§ Request
Reproduce the listing below exactly. Pictures do not belong in the copy.
━━━ Source data
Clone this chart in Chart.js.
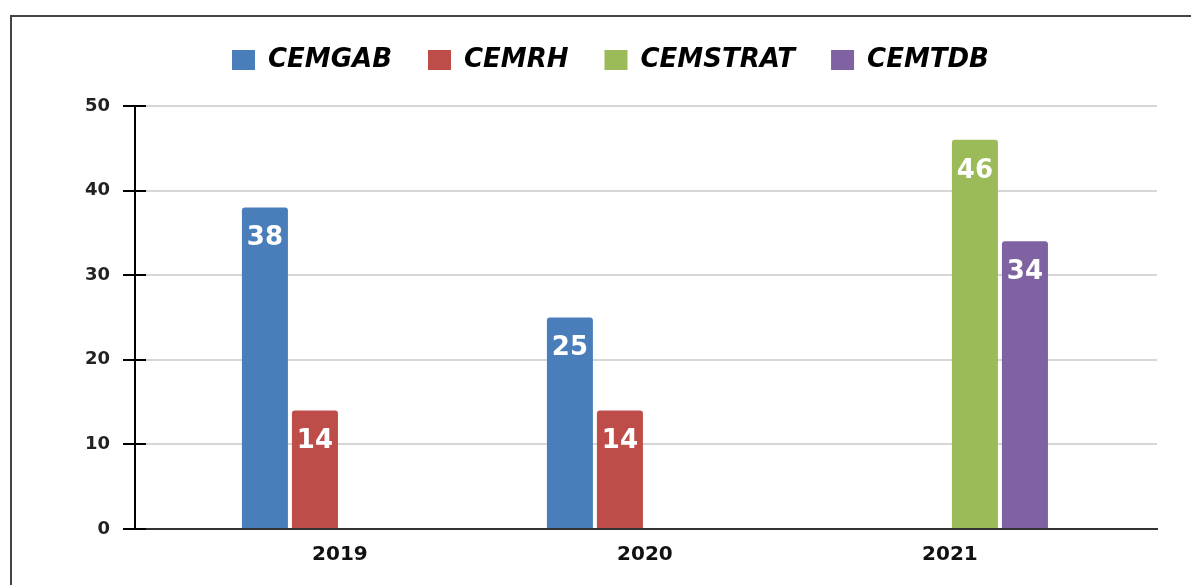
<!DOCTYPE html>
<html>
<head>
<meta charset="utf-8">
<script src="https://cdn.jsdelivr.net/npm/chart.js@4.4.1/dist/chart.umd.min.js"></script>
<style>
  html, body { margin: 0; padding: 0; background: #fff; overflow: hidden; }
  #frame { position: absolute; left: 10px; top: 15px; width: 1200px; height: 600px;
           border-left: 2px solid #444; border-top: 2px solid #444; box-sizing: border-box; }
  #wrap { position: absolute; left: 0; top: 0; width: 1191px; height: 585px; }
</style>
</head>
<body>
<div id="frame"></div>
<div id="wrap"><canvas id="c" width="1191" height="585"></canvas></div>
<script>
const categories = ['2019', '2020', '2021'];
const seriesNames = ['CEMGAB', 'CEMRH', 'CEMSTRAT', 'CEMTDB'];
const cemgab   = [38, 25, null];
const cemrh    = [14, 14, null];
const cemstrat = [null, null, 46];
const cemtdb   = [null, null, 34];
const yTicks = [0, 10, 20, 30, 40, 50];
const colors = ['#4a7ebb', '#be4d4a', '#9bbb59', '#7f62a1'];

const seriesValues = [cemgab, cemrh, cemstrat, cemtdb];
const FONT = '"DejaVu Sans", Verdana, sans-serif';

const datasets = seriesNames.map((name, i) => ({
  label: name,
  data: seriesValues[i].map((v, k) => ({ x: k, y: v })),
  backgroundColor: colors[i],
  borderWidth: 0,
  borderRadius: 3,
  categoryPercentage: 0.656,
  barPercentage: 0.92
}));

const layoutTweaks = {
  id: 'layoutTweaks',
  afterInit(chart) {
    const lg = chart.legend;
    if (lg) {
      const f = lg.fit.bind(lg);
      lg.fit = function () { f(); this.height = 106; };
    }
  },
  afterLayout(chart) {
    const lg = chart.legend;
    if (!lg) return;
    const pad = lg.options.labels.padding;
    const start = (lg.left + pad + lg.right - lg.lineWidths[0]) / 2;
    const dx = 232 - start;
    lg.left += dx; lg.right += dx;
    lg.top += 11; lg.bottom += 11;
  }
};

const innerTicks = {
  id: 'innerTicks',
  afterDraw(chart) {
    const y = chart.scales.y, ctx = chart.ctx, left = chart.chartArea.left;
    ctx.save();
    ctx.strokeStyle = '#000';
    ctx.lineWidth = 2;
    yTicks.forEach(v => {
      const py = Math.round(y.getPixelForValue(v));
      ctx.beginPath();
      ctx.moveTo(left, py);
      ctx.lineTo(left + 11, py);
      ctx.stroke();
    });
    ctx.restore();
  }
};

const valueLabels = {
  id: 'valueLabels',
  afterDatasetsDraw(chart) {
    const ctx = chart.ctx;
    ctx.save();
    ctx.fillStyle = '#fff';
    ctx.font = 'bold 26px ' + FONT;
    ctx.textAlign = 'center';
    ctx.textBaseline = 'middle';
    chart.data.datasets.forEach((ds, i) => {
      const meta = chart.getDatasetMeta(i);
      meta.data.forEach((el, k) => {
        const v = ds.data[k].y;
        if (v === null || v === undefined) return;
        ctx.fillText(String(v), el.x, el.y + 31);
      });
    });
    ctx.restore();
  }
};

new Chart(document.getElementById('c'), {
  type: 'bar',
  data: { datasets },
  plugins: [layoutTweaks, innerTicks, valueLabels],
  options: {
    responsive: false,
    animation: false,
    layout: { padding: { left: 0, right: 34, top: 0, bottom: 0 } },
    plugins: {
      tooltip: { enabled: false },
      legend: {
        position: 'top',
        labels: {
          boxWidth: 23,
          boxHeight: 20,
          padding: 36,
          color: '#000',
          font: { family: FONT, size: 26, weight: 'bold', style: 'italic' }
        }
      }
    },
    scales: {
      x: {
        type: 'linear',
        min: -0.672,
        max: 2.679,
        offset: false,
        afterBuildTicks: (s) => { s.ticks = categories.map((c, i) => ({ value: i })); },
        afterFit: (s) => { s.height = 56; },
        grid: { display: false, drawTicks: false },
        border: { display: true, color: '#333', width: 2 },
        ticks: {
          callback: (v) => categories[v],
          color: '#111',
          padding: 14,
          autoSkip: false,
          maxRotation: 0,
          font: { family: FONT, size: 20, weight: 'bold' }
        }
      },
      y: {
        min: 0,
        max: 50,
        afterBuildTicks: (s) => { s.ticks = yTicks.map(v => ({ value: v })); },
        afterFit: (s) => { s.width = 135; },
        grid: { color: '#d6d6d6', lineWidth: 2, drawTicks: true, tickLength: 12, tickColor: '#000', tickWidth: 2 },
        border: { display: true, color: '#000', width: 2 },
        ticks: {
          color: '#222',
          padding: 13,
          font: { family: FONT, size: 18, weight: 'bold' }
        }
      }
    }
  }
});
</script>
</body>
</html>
━━━━━━
§ Exercise result
Clone this chart in Chart.js.
<!DOCTYPE html>
<html>
<head>
<meta charset="utf-8">
<script src="https://cdn.jsdelivr.net/npm/chart.js@4.4.1/dist/chart.umd.min.js"></script>
<style>
  html, body { margin: 0; padding: 0; background: #fff; overflow: hidden; }
  #frame { position: absolute; left: 10px; top: 15px; width: 1200px; height: 600px;
           border-left: 2px solid #444; border-top: 2px solid #444; box-sizing: border-box; }
  #wrap { position: absolute; left: 0; top: 0; width: 1191px; height: 585px; }
</style>
</head>
<body>
<div id="frame"></div>
<div id="wrap"><canvas id="c" width="1191" height="585"></canvas></div>
<script>
const categories = ['2019', '2020', '2021'];
const seriesNames = ['CEMGAB', 'CEMRH', 'CEMSTRAT', 'CEMTDB'];
const cemgab   = [38, 25, null];
const cemrh    = [14, 14, null];
const cemstrat = [null, null, 46];
const cemtdb   = [null, null, 34];
const yTicks = [0, 10, 20, 30, 40, 50];
const colors = ['#4a7ebb', '#be4d4a', '#9bbb59', '#7f62a1'];

const seriesValues = [cemgab, cemrh, cemstrat, cemtdb];
const FONT = '"DejaVu Sans", Verdana, sans-serif';

const datasets = seriesNames.map((name, i) => ({
  label: name,
  data: seriesValues[i].map((v, k) => ({ x: k, y: v })),
  backgroundColor: colors[i],
  borderWidth: 0,
  borderRadius: 3,
  categoryPercentage: 0.656,
  barPercentage: 0.92
}));

const layoutTweaks = {
  id: 'layoutTweaks',
  afterInit(chart) {
    const lg = chart.legend;
    if (lg) {
      const f = lg.fit.bind(lg);
      lg.fit = function () { f(); this.height = 106; };
    }
  },
  afterLayout(chart) {
    const lg = chart.legend;
    if (!lg) return;
    const pad = lg.options.labels.padding;
    const start = (lg.left + pad + lg.right - lg.lineWidths[0]) / 2;
    const dx = 232 - start;
    lg.left += dx; lg.right += dx;
    lg.top += 11; lg.bottom += 11;
  }
};

const innerTicks = {
  id: 'innerTicks',
  afterDraw(chart) {
    const y = chart.scales.y, ctx = chart.ctx, left = chart.chartArea.left;
    ctx.save();
    ctx.strokeStyle = '#000';
    ctx.lineWidth = 2;
    yTicks.forEach(v => {
      const py = Math.round(y.getPixelForValue(v));
      ctx.beginPath();
      ctx.moveTo(left, py);
      ctx.lineTo(left + 11, py);
      ctx.stroke();
    });
    ctx.restore();
  }
};

const valueLabels = {
  id: 'valueLabels',
  afterDatasetsDraw(chart) {
    const ctx = chart.ctx;
    ctx.save();
    ctx.fillStyle = '#fff';
    ctx.font = 'bold 26px ' + FONT;
    ctx.textAlign = 'center';
    ctx.textBaseline = 'middle';
    chart.data.datasets.forEach((ds, i) => {
      const meta = chart.getDatasetMeta(i);
      meta.data.forEach((el, k) => {
        const v = ds.data[k].y;
        if (v === null || v === undefined) return;
        ctx.fillText(String(v), el.x, el.y + 31);
      });
    });
    ctx.restore();
  }
};

new Chart(document.getElementById('c'), {
  type: 'bar',
  data: { datasets },
  plugins: [layoutTweaks, innerTicks, valueLabels],
  options: {
    responsive: false,
    animation: false,
    layout: { padding: { left: 0, right: 34, top: 0, bottom: 0 } },
    plugins: {
      tooltip: { enabled: false },
      legend: {
        position: 'top',
        labels: {
          boxWidth: 23,
          boxHeight: 20,
          padding: 36,
          color: '#000',
          font: { family: FONT, size: 26, weight: 'bold', style: 'italic' }
        }
      }
    },
    scales: {
      x: {
        type: 'linear',
        min: -0.672,
        max: 2.679,
        offset: false,
        afterBuildTicks: (s) => { s.ticks = categories.map((c, i) => ({ value: i })); },
        afterFit: (s) => { s.height = 56; },
        grid: { display: false, drawTicks: false },
        border: { display: true, color: '#333', width: 2 },
        ticks: {
          callback: (v) => categories[v],
          color: '#111',
          padding: 14,
          autoSkip: false,
          maxRotation: 0,
          font: { family: FONT, size: 20, weight: 'bold' }
        }
      },
      y: {
        min: 0,
        max: 50,
        afterBuildTicks: (s) => { s.ticks = yTicks.map(v => ({ value: v })); },
        afterFit: (s) => { s.width = 135; },
        grid: { color: '#d6d6d6', lineWidth: 2, drawTicks: true, tickLength: 12, tickColor: '#000', tickWidth: 2 },
        border: { display: true, color: '#000', width: 2 },
        ticks: {
          color: '#222',
          padding: 13,
          font: { family: FONT, size: 18, weight: 'bold' }
        }
      }
    }
  }
});
</script>
</body>
</html>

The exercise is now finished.